Vor diesem Hintergrund machte die Mammut-Theorieveranstaltung mit fünf prominent besetzten Podien und an die 30 Workshops den Eindruck einer Flucht in Theoriebildung – und Sachlichkeit. Und so wurde statt über Irak lange und auf hohem Niveau über zeitgemäße Begriffe von »Imperialismus« nach David Harvey oder aber »Empire« nach Michael Hardt und Toni Negri debattiert. Industriesoziologen wie Stefanie Hürtgen aus Frankfurt zeichneten detaillierte Bilder von Offshoring und Kontraktproduktion in Osteuropa oder Fernost. Polit-Ökonomen wie Giovanni Arrighi aus Baltimore debattierten über die Rivalität zwischen den USA und China und deren Bedeutung für das 21. Jahrhundert, andere gaben Einführungen in die Werttheorie. Kulturwissenschaftler widmeten sich dem Individuum im neoliberalen Kapitalismus. Gewerkschafter berichteten von ersten, noch wenig effektiven Schritten in Richtung einer wenigstens europaweiten Tarifkoordination. Und die Rosa-Luxemburg-Stiftung – die den Kongress neben der gewerkschaftsnahen Hans-Böckler-Stiftung und dem Bildungswerk Berlin der grünen Heinrich-Böll-Stiftung unterstützte – suchte sich in einer Sonderveranstaltung die im angelsächsischen Raum populär werdende Debatte um »Power Structure Research« anzueignen, um weiter an einer »Reichtumsdebatte« zu basteln.

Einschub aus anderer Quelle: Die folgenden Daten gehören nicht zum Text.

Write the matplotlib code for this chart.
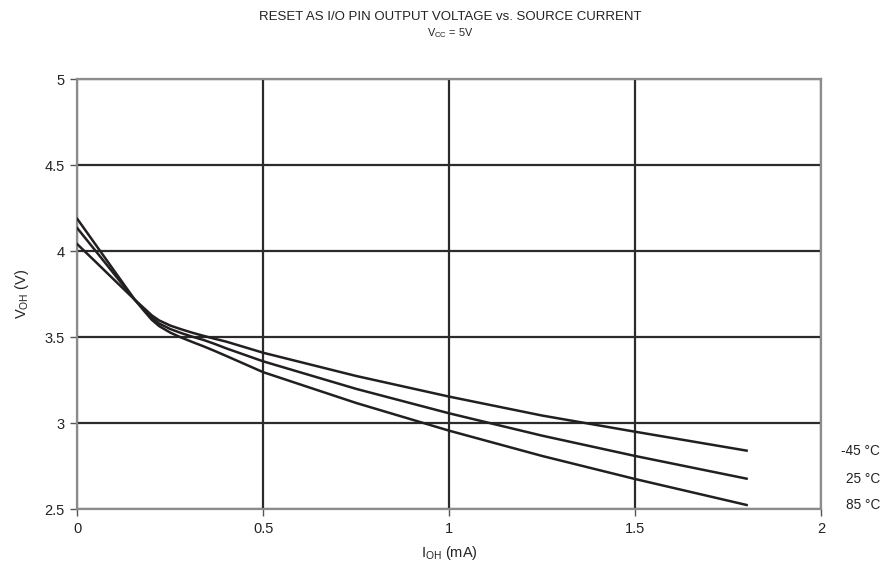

»Miteinander statt übereinander«, so die Einladung, sollte am Wochenende debattiert werden. Am Ende hat man eher nebeneinander konferiert – aber sich immerhin nicht beschimpft.
Antisemitismus – verschobener Streit
Mitorganisator Nachtwey jedenfalls ist zufrieden: Das »Experiment« eines gemeinsamen Auftretens der so lange verfeindeten linken Lager sei nicht konfliktfrei verlaufen, insgesamt aber doch geglückt. Wer schon mal sachlich debattiert habe, hofft er, werde sich bei nächster Gelegenheit zumindest weniger aggressiv beschimpfen. Es solle auch eine weitere Zusammenarbeit geben – vorstellbar sei etwa ein Nachfolgekongress in zwei oder drei Jahren. Vielleicht kann man ja dann auch über den linken Antisemitismus-Streit reden. Nötig wäre dies allemal. Und das längst nicht nur wegen der deutschen Geschichte.